* _SUPPLIED INFORMATION_:
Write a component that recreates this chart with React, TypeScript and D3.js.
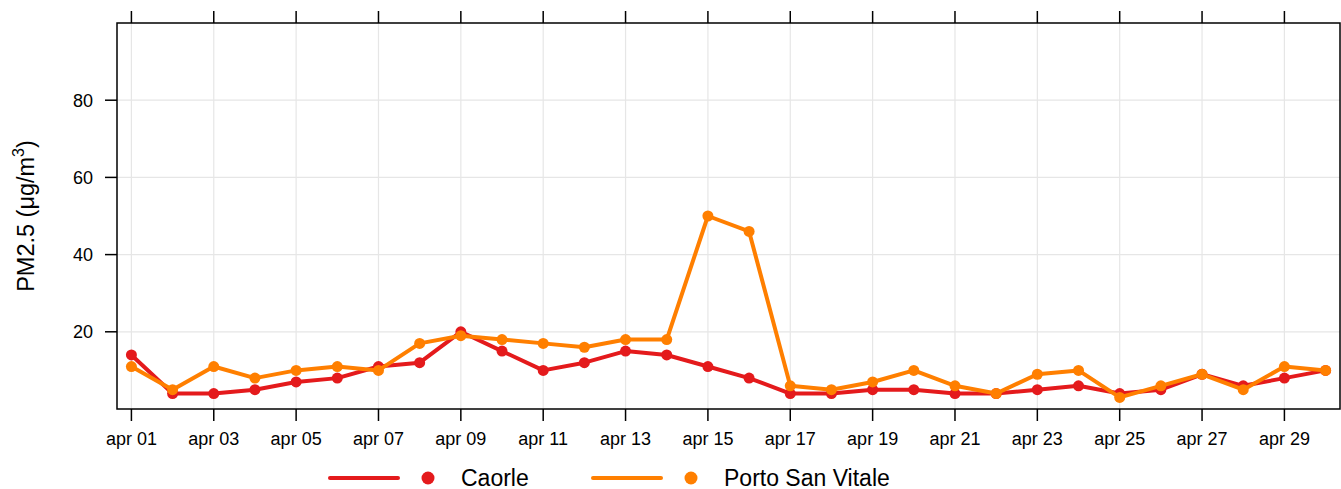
import React from 'react';
import * as d3 from 'd3';

const DAYS = [1, 2, 3, 4, 5, 6, 7, 8, 9, 10, 11, 12, 13, 14, 15, 16, 17, 18, 19, 20, 21, 22, 23, 24, 25, 26, 27, 28, 29, 30];
const CAORLE = [14, 4, 4, 5, 7, 8, 11, 12, 20, 15, 10, 12, 15, 14, 11, 8, 4, 4, 5, 5, 4, 4, 5, 6, 4, 5, 9, 6, 8, 10];
const PORTO_SAN_VITALE = [11, 5, 11, 8, 10, 11, 10, 17, 19, 18, 17, 16, 18, 18, 50, 46, 6, 5, 7, 10, 6, 4, 9, 10, 3, 6, 9, 5, 11, 10];
const X_TICKS = [1, 3, 5, 7, 9, 11, 13, 15, 17, 19, 21, 23, 25, 27, 29];
const Y_TICKS = [20, 40, 60, 80];

const SERIES = [
    { name: 'Caorle', values: CAORLE, color: '#E41A1C' },
    { name: 'Porto San Vitale', values: PORTO_SAN_VITALE, color: '#FF7F00' },
];

const FONT = '"Liberation Sans", Arial, Helvetica, sans-serif';

const App: React.FC = () => {
    const width = 1341;
    const height = 489;
    const margin = { top: 23, right: 1, bottom: 80, left: 117 };
    const innerW = width - margin.left - margin.right;
    const innerH = height - margin.top - margin.bottom;

    const x = d3.scaleLinear().domain([0.65, 30.35]).range([0, innerW]);
    const y = d3.scaleLinear().domain([0, 100]).range([innerH, 0]);

    const line = d3.line<number>()
        .x((_, i) => x(DAYS[i]))
        .y(d => y(d));

    const pad = (d: number) => (d < 10 ? '0' + d : '' + d);

    const legendX = [330, 593];

    return (
        <svg width={width} height={height} style={{ position: 'absolute', left: 0, top: 0, fontFamily: FONT }}>
            <rect width={width} height={height} fill="#fff" />
            <g transform={`translate(${margin.left},${margin.top})`}>
                {/* grid */}
                {Y_TICKS.map(t => (
                    <line key={'gy' + t} x1={0} x2={innerW} y1={y(t)} y2={y(t)} stroke="#e6e6e6" strokeWidth={1.2} />
                ))}
                {X_TICKS.map(t => (
                    <line key={'gx' + t} x1={x(t)} x2={x(t)} y1={0} y2={innerH} stroke="#e6e6e6" strokeWidth={1.2} />
                ))}

                {/* series */}
                {SERIES.map(s => (
                    <g key={s.name}>
                        <path d={line(s.values) || ''} fill="none" stroke={s.color} strokeWidth={4} strokeLinejoin="round" />
                        {s.values.map((v, i) => (
                            <circle key={i} cx={x(DAYS[i])} cy={y(v)} r={5.5} fill={s.color} />
                        ))}
                    </g>
                ))}

                {/* frame */}
                <rect x={0} y={0} width={innerW} height={innerH} fill="none" stroke="#000" strokeWidth={1.5} />

                {/* y ticks */}
                {Y_TICKS.map(t => (
                    <g key={'yt' + t} transform={`translate(0,${y(t)})`}>
                        <line x1={-12} x2={0} stroke="#000" strokeWidth={1.5} />
                        <text x={-24} dy="0.35em" textAnchor="end" fontSize={18} fill="#000">{t}</text>
                    </g>
                ))}

                {/* x ticks bottom + top */}
                {X_TICKS.map(t => (
                    <g key={'xt' + t} transform={`translate(${x(t)},0)`}>
                        <line y1={innerH} y2={innerH + 12} stroke="#000" strokeWidth={1.5} />
                        <line y1={0} y2={-12} stroke="#000" strokeWidth={1.5} />
                        <text y={innerH + 36} textAnchor="middle" fontSize={18} fill="#000">{`apr ${pad(t)}`}</text>
                    </g>
                ))}
            </g>

            {/* y label */}
            <text transform={`translate(34,${margin.top + innerH / 2}) rotate(-90)`} textAnchor="middle" fontSize={23.5} fill="#000">
                PM2.5 (μg/m<tspan dy={-10} fontSize={16}>3</tspan><tspan dy={10}>)</tspan>
            </text>

            {/* legend */}
            {SERIES.map((s, i) => (
                <g key={'lg' + s.name} transform={`translate(${legendX[i]},478)`}>
                    <line x1={0} x2={68} stroke={s.color} strokeWidth={4} strokeLinecap="round" />
                    <circle cx={98} cy={0} r={6.5} fill={s.color} />
                    <text x={131} y={8} fontSize={23} fill="#000">{s.name}</text>
                </g>
            ))}
        </svg>
    );
};

export default App;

* _WHAT YOU WILL DO_:
Without the pictures, please reproduce each line of the listing above exactly, from the first one through the line bearing "import * as d3 from 'd3';".

* _THE REPLY_:
Write a component that recreates this chart with React, TypeScript and D3.js.
import React from 'react';
import * as d3 from 'd3';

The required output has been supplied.